The veg phase of plant growth is when you bring in the more intense light. Fluorescents are still commonly used, though with larger fixtures and more bulbs. Hortilux's recent innovation in the past couple of years with their specialty T5 bulb has definitely improved the typical T5 veg, though they come at 3x the price per bulb. LEDs are great for veg too, even better if the LED is specifically for veg like KINDs new Veg L600. Even the bad LEDs do a decent job vegging plants. Many growers have tossed their cheap LEDs that failed to produce in flowering into their veg room with good results. HID Metal Halide grow lights are the gold standard for vegging plants for the past few decades. They produce good results and can veg some larger plants that less intense lights like fluorescent may have trouble doing. These days you have more specialty bulbs like Hortilux's Blue Metal Halide (not currently recommended by our company due to many issues with their lamp compatibility and overall build quality) or Sunmaster's Full Nova. These grow lights offer about as close as you can get to the sun as possible. Ceramic Metal Halide is now becoming popular and is praised for it's veg growth as well.

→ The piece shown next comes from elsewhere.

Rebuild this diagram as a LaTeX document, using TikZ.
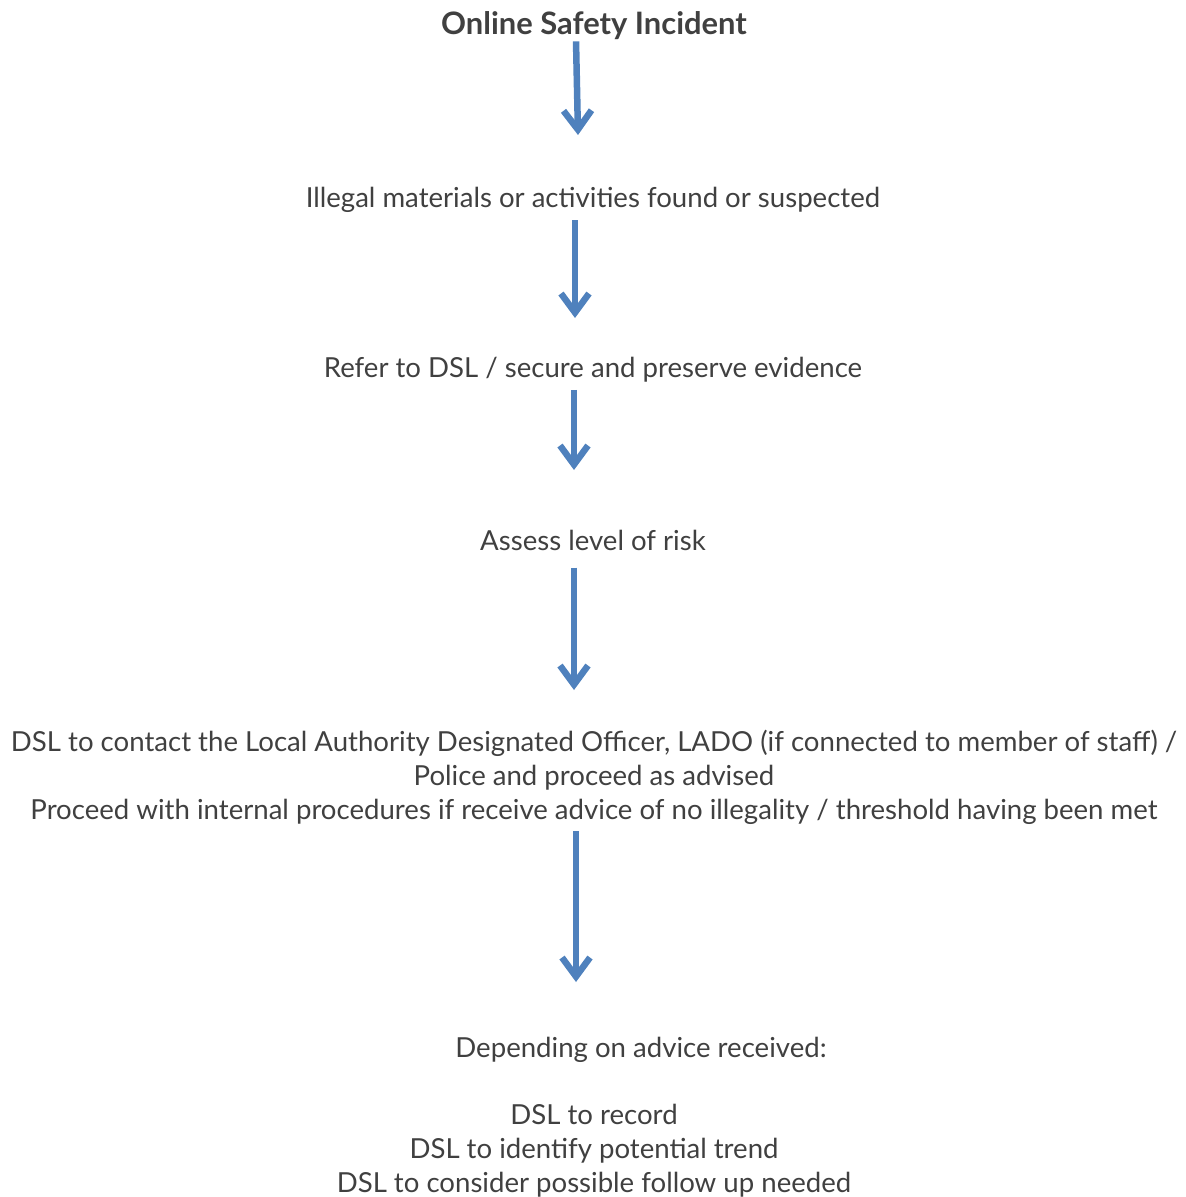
\documentclass[tikz,border=0pt]{standalone}
\usepackage{fontspec}
\setmainfont{Lato}
\usetikzlibrary{arrows.meta}
\definecolor{flowblue}{HTML}{4F81BD}
\definecolor{textgrey}{HTML}{404040}
\tikzset{flow/.style = {draw=flowblue, line width=0.13cm, shorten <=0.14cm,
                        -{Straight Barb[length=0.38cm, width=0.56cm]},
                        preaction={draw=black!18, transform canvas={shift={(0.02cm,-0.05cm)}}}}}
\tikzset{txt/.style = {text=textgrey, align=center, inner sep=0,
                       font=\fontsize{15.7}{19.3}\selectfont}}

\begin{document}
\begin{tikzpicture}[x=0.02cm, y=-0.02cm]
      \useasboundingbox (0, 0) rectangle (1186, 1197);

      \node [txt, font=\fontsize{17.6}{21}\selectfont\bfseries] (title) at (594, 26) {Online Safety Incident};
      \node [txt] (illegal) at (593, 200) {Illegal materials or activities found or suspected};
      \node [txt] (refer) at (593, 370) {Refer to DSL / secure and preserve evidence};
      \node [txt] (assess) at (593, 540) {Assess level of risk};
      \node [txt] (lado) at (594, 777) {DSL to contact the Local Authority Designated Officer, LADO (if connected to member of staff) /\\
                                        Police and proceed as advised\\
                                        Proceed with internal procedures if receive advice of no illegality / threshold having been met};
      \node [txt] (advice) at (641, 1050) {Depending on advice received:};
      \node [txt] (record) at (594, 1151) {DSL to record\\
                                           DSL to identify potential trend\\
                                           DSL to consider possible follow up needed};

      \coordinate (a1) at (578, 135);
      \coordinate (a2) at (575, 318);
      \coordinate (a3) at (574, 470);
      \coordinate (a4) at (574, 690);
      \coordinate (a5) at (576, 982);

      \draw [flow, shorten <=0.02cm] (title.south -| 576, 0) -- (a1);
      \draw [flow] (illegal.south -| a2) -- (a2);
      \draw [flow] (refer.south -| a3) -- (a3);
      \draw [flow] (assess.south -| a4) ++(0, 10) -- (a4);
      \draw [flow] (lado.south -| a5) -- (a5);
\end{tikzpicture}
\end{document}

We can't call a clear winner for veg as all lighting types perform well and have their place. Fluorescents are cheap/easy/efficient for veg, with the option to spend a little more and buy specialty T5 tubes from Hortilux for even better results. LED grow lights work great, even the cheap ones, giving you a long-lasting light that doesn't degrade but at a higher up front cost. Veg specific grow lights like the KIND Veg L600 can give spectacular veg results, but with a high upfront cost. The tried and true HID grow light is always a good way to go. Even with a cheap bulb you'll get a great veg, with much more impressive results given from a specialty full spectrum daylight bulb like Sunmaster's Full Nova. Ceramic Metal Halide is another great option as well.

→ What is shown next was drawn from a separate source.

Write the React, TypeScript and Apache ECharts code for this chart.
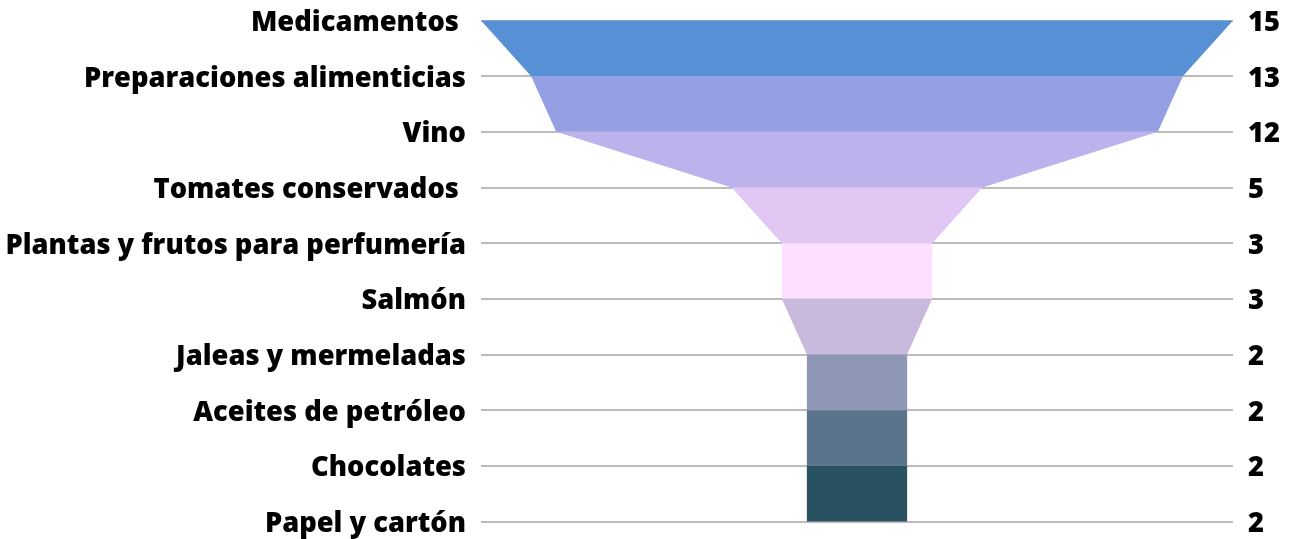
import React, { useEffect, useRef } from "react";
import * as echarts from "echarts";

const categories = [
  "Medicamentos ",
  "Preparaciones alimenticias",
  "Vino",
  "Tomates conservados ",
  "Plantas y frutos para perfumería",
  "Salmón",
  "Jaleas y mermeladas",
  "Aceites de petróleo",
  "Chocolates",
  "Papel y cartón",
];
const values = [15, 13, 12, 5, 3, 3, 2, 2, 2, 2];
const bandColors = [
  "#5890d5",
  "#94a0e3",
  "#bdb3ec",
  "#e1c8f4",
  "#fddfff",
  "#c9b9dc",
  "#8f97b7",
  "#5a748c",
  "#28525f",
];

export default function App() {
  const ref = useRef<HTMLDivElement>(null);
  useEffect(() => {
    if (!ref.current) return;
    const chart = echarts.init(ref.current, null, { renderer: "svg" });
    const bands = values.slice(0, -1).map((v, i) => [i, v, values[i + 1]]);
    const maxV = Math.max(...values);
    const labelStyle = {
      fontFamily: "Open Sans",
      fontWeight: 800,
      fontSize: 27.3,
      color: "#000",
    };
    chart.setOption({
      animation: false,
      grid: { left: 481, right: 58, top: 20.5, bottom: 17.5, containLabel: false },
      xAxis: {
        type: "value",
        min: -maxV,
        max: maxV,
        show: false,
      },
      yAxis: [
        {
          type: "category",
          data: categories,
          inverse: true,
          boundaryGap: false,
          position: "left",
          axisLine: { show: false },
          axisTick: { show: false },
          axisLabel: { ...labelStyle, margin: 15, interval: 0 },
          splitLine: { show: true, interval: 0, lineStyle: { color: "#bcbcbc", width: 2 } },
        },
        {
          type: "category",
          data: categories,
          inverse: true,
          boundaryGap: false,
          position: "right",
          axisLine: { show: false },
          axisTick: { show: false },
          axisLabel: {
            ...labelStyle,
            margin: 15,
            interval: 0,
            formatter: (_v: string, idx: number) => String(values[idx]),
          },
          splitLine: { show: false },
        },
      ],
      series: [
        {
          type: "custom",
          xAxisIndex: 0,
          yAxisIndex: 0,
          data: bands,
          renderItem: (params: any, api: any) => {
            const i = api.value(0);
            const v0 = api.value(1);
            const v1 = api.value(2);
            const pts = [
              api.coord([-v0, i]),
              api.coord([v0, i]),
              api.coord([v1, i + 1]),
              api.coord([-v1, i + 1]),
            ];
            return {
              type: "polygon",
              shape: { points: pts },
              style: { fill: bandColors[params.dataIndex] },
            };
          },
        },
      ],
    });
    return () => chart.dispose();
  }, []);
  return (
    <div
      ref={ref}
      style={{ position: "fixed", left: 0, top: 0, width: 1291, height: 539 }}
    />
  );
}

The bloom phase results are what everyone is after, this is where all of your hard work pays off. For blooming we typically do not recommend fluorescent grow lights. Can you bloom under T5s? Yes. Can you get good results? Sometimes. For best results with T5s you need to just grow at the canopy level, trimming off everything below. T5s just don't have penetration to grow the lower portions of the plants to their full potential, wasting energy that could have been focused at the canopy. If you do that you'll get some good results, otherwise your results may be a little airy rather than dense.
Some good quality LED grow lights can work magic in bloom. Due to the wide array of spectrums we've seen some very dense, frosty and sticky results from LED that some other lighting types just can't do. Some growers may argue that HPS is the best and they pull more weight off that than LED. Yes, maybe, but how about the quality? Does it look like you just sprayed it with a can of that spray-on Christmas tree snow? The cost of LED grow lights is much higher initially than other light options but you pay less for energy, cooling, fans, bulbs, etc.
HID lighting, specifically High Pressure Sodium grow lights, is the go-to bloom lighting for most grow rooms. Great results and lower startup costs make it ideal for most growers. High-end bulbs produce even better better and the use of specialty bulbs, like finishing spectrum bulbs, can boost results and add more of the frosty quality that wide/multi-spectrum lights like LEDs offer. Some growers are also using Ceramic Metal Halide for their bloom grows, though they perform better as veg lights than bloom.
There is no clear winner in our recommendation as there are many trade-offs and differences, with some being the preference of the grower and their style. T5s are our least favorite recommendation, though if used properly with a canopy scrog can provide good results. Due to the ease and affordability T5s can be a good option, just be sure to grow it right. High quality LED grow lights like KIND are one of our favorite bloom recommendations. Though the high initial cost can be a turn-off for lots of growers, especially new growers. Spending over $1,000 initially on a grow light can be difficult unless you have the extra cash lying around and are sure you are going to stick with the hobby or business. We recommend traditional HPS lighting for most growers, especially newer growers looking for good results at an affordable price. HID lighting is affordable and even low-end bulbs can produce great results. The trade-off is that you have to replace bulbs at least yearly, due to the inefficiency the lights draw high wattage and generate more heat than other lighting types.
Grow Light Wattage Footprints [Air Cooled (AC) and Open]:
Below are some common recommendations for lighting based on the grow room footprint. The recommendations are based on the square footage with recommendations for Air Cooled (AC) grow lights and open reflector grow lights. Recommendations are based on a home ceiling of about 7' or grow tent height. Extended height grow tents or high ceiling grow rooms may be able to use higher wattages than the provided recommendations if desired. You may see growers using higher wattage grow lights for certain sizes than the below recommended wattages. Using higher watt grow lights may require additional cooling for the space due to the extra heat and is not recommended for a new grower.
Grow Room Footprint
2'x2' -- 250W AC or 150W Open
2'x'4' -- 400W AC or 250W Open
3'x3' -- 400W AC or 250W Open
3'x5' -- 600W AC or 400W Open
4'x4' -- 600W AC or 400W Open
5'x5' -- 1000W AC or 600W Open
4'x8' -- 2x600W AC or 2x400W Open
8'x8' -- 4x600W AC or 4x400W Open
5'x10' -- 2x1000W AC or 2x600W Open
10'x10' -- 4x1000W AC or 4x600W Open
8'x16' -- 8x600W AC or 8x400W Open
10'x20' -- 8x1000W AC or 8x600W Open
*A Note About the Term Lamp: The lighting industry refers to certain light bulbs as lamps. This is because bulbs like metal halide, high pressure sodium, and fluorescents are technically lamps due to the fact that they uses gases to burn rather than a filament, making them a lamp and not a bulb by definition. Most people call them bulbs either way. While you might run across some people who insist on using this term, most grow store employees will have no problem knowing what you mean if you say "bulb." Just make sure you clarify "grow bulb" if you're in a more generalized store.